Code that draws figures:
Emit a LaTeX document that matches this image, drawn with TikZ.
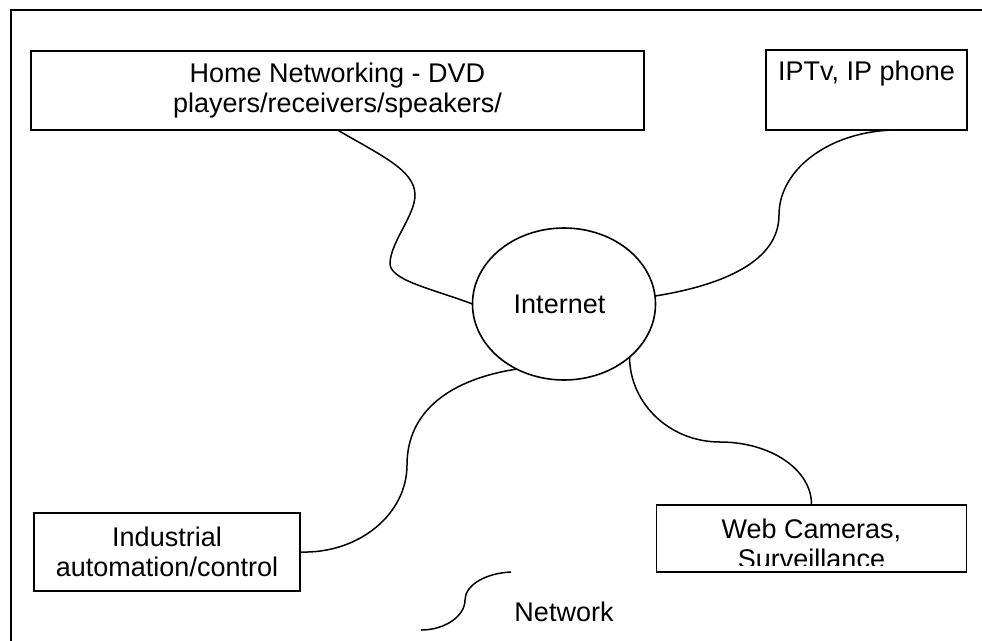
\documentclass[tikz,border=0pt]{standalone}
\usepackage{fontspec}
\setmainfont{Liberation Sans}
\usetikzlibrary{shapes.geometric}
\begin{document}
\begin{tikzpicture}[x=1pt,y=-1pt,
  every node/.style={font=\fontsize{27}{30}\selectfont, inner sep=0pt, outer sep=0pt},
  boxnode/.style={draw, line width=1.8pt, rectangle, align=center},
  cloudnode/.style={draw, ellipse, line width=1.6pt},
  wire/.style={line width=1.5pt},
  framebox/.style={line width=1.8pt}
]
\useasboundingbox (0,0) rectangle (982,640);
\begin{scope}
  \clip (0,0) rectangle (982,640);
  \draw[framebox] (11,10) rectangle (1010,680);
\end{scope}

% boxes
\node[boxnode, minimum width=613pt, minimum height=79pt] (home) at (337.5,90.5)
  {Home Networking - DVD\\players/receivers/speakers/};
\node[boxnode, minimum width=201pt, minimum height=80pt] (iptv) at (866.5,90)
  {IPTv, IP phone\\\strut};
\node[boxnode, minimum width=266pt, minimum height=78pt] (industrial) at (167,552)
  {Industrial\\automation/control};
\node[boxnode, minimum width=310pt, minimum height=67pt] (web) at (811.5,538.5) {};
\begin{scope}
  \clip (656,505) rectangle (967,565.5);
  \node[align=center] (webtext) at (811.5,544) {Web Cameras,\\Surveillance};
\end{scope}

% internet
\node[cloudnode, minimum width=183pt, minimum height=152pt] (internet) at (564,304)
  {Internet\hspace*{9pt}};

% connectors
\draw[wire] (home.south) .. controls (380,155) and (415,170) .. (415,195)
  .. controls (415,215) and (392,240) .. (390,262)
  .. controls (388,280) and (430,288) .. (internet.west);
\draw[wire] ([xshift=31pt]iptv.south) .. controls (832,130) and (779,168) .. (779,215)
  .. controls (779,261) and (723.7,285) .. (internet.5);
\draw[wire] (internet.234) .. controls (452,379) and (407,410) .. (407,465)
  .. controls (407,514) and (359,554) .. (industrial.east);
\draw[wire] (internet.321) .. controls (630,404) and (670,442) .. (720,442)
  .. controls (771,442) and (812,470) .. (web.north);

% legend
\coordinate (legA) at (511,572);
\coordinate (legB) at (421,630);
\draw[wire] (legA) .. controls (486,573) and (465,585) .. (465,600)
  .. controls (465,616) and (445,630) .. (legB);
\node (netlabel) at (564,612) {Network};
\end{tikzpicture}
\end{document}
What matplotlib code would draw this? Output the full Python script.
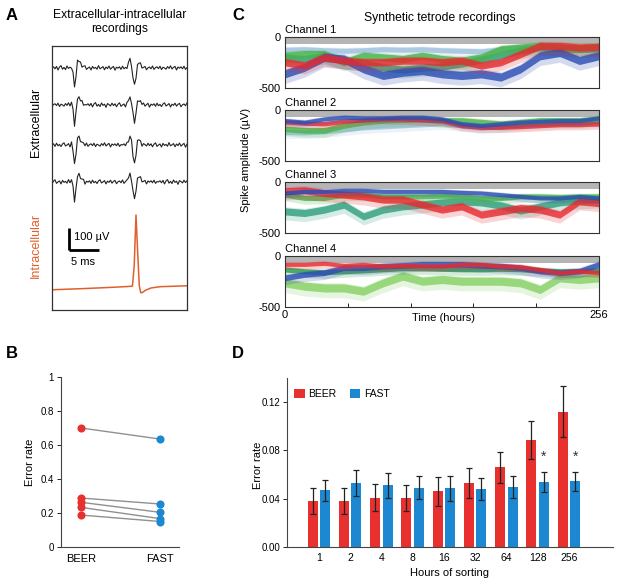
import numpy as np
import matplotlib
matplotlib.use("Agg")
import matplotlib.pyplot as plt

plt.rcParams['font.family'] = ['Liberation Sans', 'DejaVu Sans']

# ---------------- Panel A data ----------------
dt_ms = 0.25
noise = [0, 6, -4, 8, -10, 5, 12, -6, 3, -8,
         10, -2, 4, -12, 7, 2, -5, 9, -3, 6,
         -9, 4, 11, -7, 0, 5, -10, 8, -2, 3,
         -6, 12, -4, 1, 7, -9, 5, -3, 10, -6,
         2, 8, -11, 4, -1, 6, -7, 9, -4, 3,
         -8, 5, 11, -5, 0, 7, -10, 4, -2, 9,
         -6, 3, 8, -9, 1, 5, -4, 10, -7, 2,
         6, -3, 9, -8, 4, 0, -6, 7, -2, 11,
         -5, 3, 8, -10, 5, -1, 6, -4, 9, -7, 2]
spike1 = [0, 10, -25, -88, -35, 28, 32, 22, 12, 5, 0]
spike2 = [5, 22, 34, 12, -45, -80, -38, 12, 24, 15, 5]
spike1_start = 12
spike2_start = 50
extra_baselines = [1100, 932, 750, 582]
extra_noise_shift = [0, 23, 47, 71]
extra_scale = [1.0, 1.0, 1.05, 0.95]
intra_t = [0, 5, 10, 13.4, 13.7, 14.0, 14.3, 14.55, 14.8, 15.1, 15.6, 16.5, 18, 22.5]
intra_v = [92, 97, 103, 108, 200, 432, 250, 110, 78, 80, 90, 100, 106, 110]

# ---------------- Panel B data ----------------
b_groups = ['BEER', 'FAST']
b_beer = [0.70, 0.288, 0.263, 0.233, 0.188]
b_fast = [0.635, 0.253, 0.204, 0.167, 0.150]

# ---------------- Panel C data ----------------
t_hours = [0, 16, 32, 48, 64, 80, 96, 112, 128, 144, 160, 176, 192, 208, 224, 240, 256]
ch1_pale = [-125, -120, -130, -135, -130, -120, -125, -120, -130, -135, -140, -120, -100, -90, -95, -110, -120]
ch1_teal = [-200, -220, -180, -230, -250, -300, -320, -300, -290, -260, -220, -180, -130, -100, -110, -120, -110]
ch1_green = [-184, -168, -168, -248, -184, -200, -216, -184, -216, -232, -200, -120, -103, -87, -103, -103, -97]
ch1_blue = [-361, -297, -200, -216, -313, -377, -345, -329, -361, -377, -361, -393, -313, -184, -152, -230, -184]
ch1_red = [-248, -280, -200, -232, -248, -248, -232, -232, -248, -232, -280, -248, -168, -87, -87, -103, -97]

ch2_pale = [-216, -220, -210, -190, -170, -160, -150, -140, -130, -150, -170, -160, -140, -130, -120, -120, -110]
ch2_green = [-184, -200, -200, -152, -119, -103, -97, -87, -103, -103, -119, -135, -119, -103, -103, -103, -87]
ch2_red = [-119, -129, -135, -110, -97, -87, -87, -97, -103, -152, -168, -168, -161, -152, -142, -142, -135]
ch2_blue = [-103, -119, -87, -71, -77, -77, -71, -71, -87, -135, -152, -135, -119, -110, -103, -103, -77]

ch3_teal = [-288, -304, -271, -222, -337, -271, -239, -220, -200, -190, -200, -230, -280, -240, -200, -180, -170]
ch3_green = [-124, -157, -157, -124, -124, -141, -141, -141, -134, -141, -157, -157, -141, -141, -147, -141, -141]
ch3_red = [-92, -82, -108, -124, -141, -173, -173, -222, -271, -239, -320, -288, -255, -271, -320, -190, -206]
ch3_blue = [-108, -92, -92, -82, -82, -92, -92, -92, -92, -101, -108, -124, -141, -157, -157, -141, -157]

ch4_lgreen = [-263, -296, -313, -313, -345, -263, -197, -247, -230, -247, -247, -247, -263, -329, -214, -230, -214]
ch4_dgreen = [-132, -150, -160, -150, -140, -130, -120, -120, -125, -130, -130, -125, -130, -140, -150, -150, -140]
ch4_blue = [-214, -181, -164, -115, -115, -99, -92, -82, -82, -82, -92, -99, -115, -148, -164, -148, -82]
ch4_red = [-82, -82, -72, -92, -82, -99, -92, -99, -99, -82, -82, -99, -105, -132, -164, -148, -164]

# ---------------- Panel D data ----------------
d_hours = ['1', '2', '4', '8', '16', '32', '64', '128', '256']
d_beer = [0.038, 0.038, 0.041, 0.0405, 0.046, 0.053, 0.066, 0.0885, 0.112]
d_beer_err = [0.011, 0.0107, 0.011, 0.011, 0.012, 0.0127, 0.013, 0.0157, 0.021]
d_fast = [0.047, 0.053, 0.051, 0.049, 0.0485, 0.048, 0.050, 0.054, 0.0545]
d_fast_err = [0.0085, 0.0107, 0.010, 0.0095, 0.0104, 0.0093, 0.009, 0.0085, 0.0077]
d_star_groups = ['128', '256']
d_star_y = [0.075, 0.075]

RED = '#e8302e'
BLUE = '#1c88d2'
CBLUE = '#2b4db3'
CRED = '#e8292e'
CGREEN = '#47b34a'
CTEAL = '#2e9e7e'
CPALE = '#9cc0dc'
CLGREEN = '#86d064'
CDGREEN = '#2a9a4a'
ORANGE = '#e0602c'

W, H = 617, 585
fig = plt.figure(figsize=(W / 100, H / 100), dpi=100)


def fx(px):
    return px / W


def fy(py):
    return 1 - py / H


# ================= Panel A =================
axA = fig.add_axes([fx(52), fy(310), fx(135), 264 / H])
axA.set_xlim(0, 22.5)
axA.set_ylim(0, 1200)
t_a = np.arange(len(noise)) * dt_ms
noise_arr = np.array(noise, dtype=float)
for base, shift, sc in zip(extra_baselines, extra_noise_shift, extra_scale):
    tr = np.roll(noise_arr, shift) * 0.9
    tr[spike1_start:spike1_start + len(spike1)] += np.array(spike1) * sc
    tr[spike2_start:spike2_start + len(spike2)] += np.array(spike2) * sc
    axA.plot(t_a, base + tr, color='#222222', lw=0.8)
axA.plot(intra_t, intra_v, color=ORANGE, lw=1.1)
axA.plot([2.83, 2.83], [373, 273], color='black', lw=2, solid_capstyle='butt')
axA.plot([2.75, 7.83], [273, 273], color='black', lw=2, solid_capstyle='butt')
axA.text(3.6, 330, '100 µV', fontsize=8, va='center', ha='left')
axA.text(3.2, 218, '5 ms', fontsize=8, va='center', ha='left')
axA.set_xticks([])
axA.set_yticks([])
for s in axA.spines.values():
    s.set_linewidth(0.9)
    s.set_color('#333333')

fig.text(fx(120), fy(22), 'Extracellular-intracellular\nrecordings', ha='center',
         va='center', fontsize=8.7, linespacing=1.25)
fig.text(fx(36), fy(122), 'Extracellular', rotation=90, ha='center', va='center', fontsize=9)
fig.text(fx(36), fy(245), 'Intracellular', rotation=90, ha='center', va='center',
         fontsize=9, color=ORANGE)
fig.text(fx(12), fy(16), 'A', fontsize=12, fontweight='bold', ha='center', va='center')

# ================= Panel C =================
ch_bottoms = [88, 161, 233, 307]
ch_series = [
    [(ch1_pale, CPALE, 25), (ch1_teal, CTEAL, 35), (ch1_green, CGREEN, 35),
     (ch1_blue, CBLUE, 40), (ch1_red, CRED, 35)],
    [(ch2_pale, CPALE, 25), (ch2_green, CGREEN, 28), (ch2_red, CRED, 22), (ch2_blue, CBLUE, 20)],
    [(ch3_teal, CTEAL, 35), (ch3_green, CGREEN, 25), (ch3_red, CRED, 35), (ch3_blue, CBLUE, 20)],
    [(ch4_lgreen, CLGREEN, 40), (ch4_dgreen, CDGREEN, 25), (ch4_blue, CBLUE, 28), (ch4_red, CRED, 20)],
]
for i, (bot, series) in enumerate(zip(ch_bottoms, ch_series)):
    ax = fig.add_axes([fx(285), fy(bot), fx(314), 51 / H])
    ax.set_xlim(0, 256)
    ax.set_ylim(-500, 0)
    ax.axhspan(-65, 0, color='#b5b5b5', lw=0, zorder=0)
    for vals, col, hw in series:
        v = np.array(vals, dtype=float)
        ax.fill_between(t_hours, v - 2.4 * hw, v + 1.3 * hw, color=col, alpha=0.2, lw=0)
        ax.fill_between(t_hours, v - hw, v + hw, color=col, alpha=0.8, lw=0)
    ax.set_yticks([0, -500])
    ax.set_yticklabels(['0', '-500'], fontsize=8)
    ax.tick_params(axis='y', length=0, pad=3)
    if i == 3:
        ax.set_xticks(np.linspace(0, 256, 6))
        ax.set_xticklabels(['0', '', '', '', '', '256'], fontsize=8)
        ax.tick_params(axis='x', direction='in', length=3, width=0.6, pad=2)
    else:
        ax.set_xticks([])
    for s in ax.spines.values():
        s.set_linewidth(0.8)
        s.set_color('#333333')
    ax.text(0, 1.03, 'Channel %d' % (i + 1), transform=ax.transAxes, ha='left',
            va='bottom', fontsize=8)

fig.text(fx(440), fy(18), 'Synthetic tetrode recordings', ha='center', va='center', fontsize=8.7)
fig.text(fx(443), fy(318), 'Time (hours)', ha='center', va='center', fontsize=8)
fig.text(fx(246), fy(160), 'Spike amplitude (µV)', rotation=90, ha='center', va='center',
         fontsize=8)
fig.text(fx(238), fy(16), 'C', fontsize=12, fontweight='bold', ha='center', va='center')

# ================= Panel B =================
axB = fig.add_axes([fx(61), fy(547), fx(118), 170 / H])
axB.set_xlim(-0.253, 1.24)
axB.set_ylim(0, 1)
for yb, yf in zip(b_beer, b_fast):
    axB.plot([0, 1], [yb, yf], color='#909090', lw=1.0, zorder=1)
axB.scatter([0] * len(b_beer), b_beer, s=34, color=RED, zorder=3, lw=0)
axB.scatter([1] * len(b_fast), b_fast, s=34, color=BLUE, zorder=3, lw=0)
axB.set_yticks([0, 0.2, 0.4, 0.6, 0.8, 1.0])
axB.set_yticklabels(['0', '0.2', '0.4', '0.6', '0.8', '1'], fontsize=7)
axB.set_xticks([0, 1])
axB.set_xticklabels(b_groups, fontsize=8)
axB.tick_params(axis='y', length=3, width=0.6, pad=2)
axB.tick_params(axis='x', length=0, pad=5)
for side in ['top', 'right']:
    axB.spines[side].set_visible(False)
for side in ['left', 'bottom']:
    axB.spines[side].set_linewidth(0.8)
    axB.spines[side].set_color('#444444')
fig.text(fx(30), fy(462), 'Error rate', rotation=90, ha='center', va='center', fontsize=8)
fig.text(fx(12), fy(353), 'B', fontsize=12, fontweight='bold', ha='center', va='center')

# ================= Panel D =================
axD = fig.add_axes([fx(287), fy(547), fx(326), 169 / H])
xd = np.arange(len(d_hours))
ekw = dict(ecolor='#222222', elinewidth=0.9, capsize=2.5, capthick=0.9)
axD.bar(xd - 0.2, d_beer, width=0.32, color=RED, yerr=d_beer_err, error_kw=ekw, label='BEER')
axD.bar(xd + 0.2, d_fast, width=0.32, color=BLUE, yerr=d_fast_err, error_kw=ekw, label='FAST')
for g, ys in zip(d_star_groups, d_star_y):
    axD.text(d_hours.index(g) + 0.2, ys, '*', ha='center', va='center', fontsize=10,
             color='#333333')
axD.set_xlim(-1.024, 9.41)
axD.set_ylim(0, 0.14)
axD.set_yticks([0, 0.04, 0.08, 0.12])
axD.set_yticklabels(['0.00', '0.04', '0.08', '0.12'], fontsize=7)
axD.set_xticks(xd)
axD.set_xticklabels(d_hours, fontsize=7.5)
axD.tick_params(axis='y', length=3, width=0.6, pad=2)
axD.tick_params(axis='x', length=0, pad=4)
for side in ['top', 'right']:
    axD.spines[side].set_visible(False)
for side in ['left', 'bottom']:
    axD.spines[side].set_linewidth(0.8)
    axD.spines[side].set_color('#444444')
axD.set_xlabel('Hours of sorting', fontsize=8, labelpad=4)
axD.legend(loc='upper left', bbox_to_anchor=(0.0, 0.98), ncol=2, frameon=False,
           fontsize=7.5, handlelength=1.0, handleheight=1.0, handletextpad=0.35,
           columnspacing=1.3, borderaxespad=0.3)
fig.text(fx(258), fy(465), 'Error rate', rotation=90, ha='center', va='center', fontsize=8)
fig.text(fx(238), fy(353), 'D', fontsize=12, fontweight='bold', ha='center', va='center')

fig.savefig('out.png', dpi=100)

Task description:
State the number of lines in the preceding entries that include the word "this". Provide nothing else.

Task solution:
2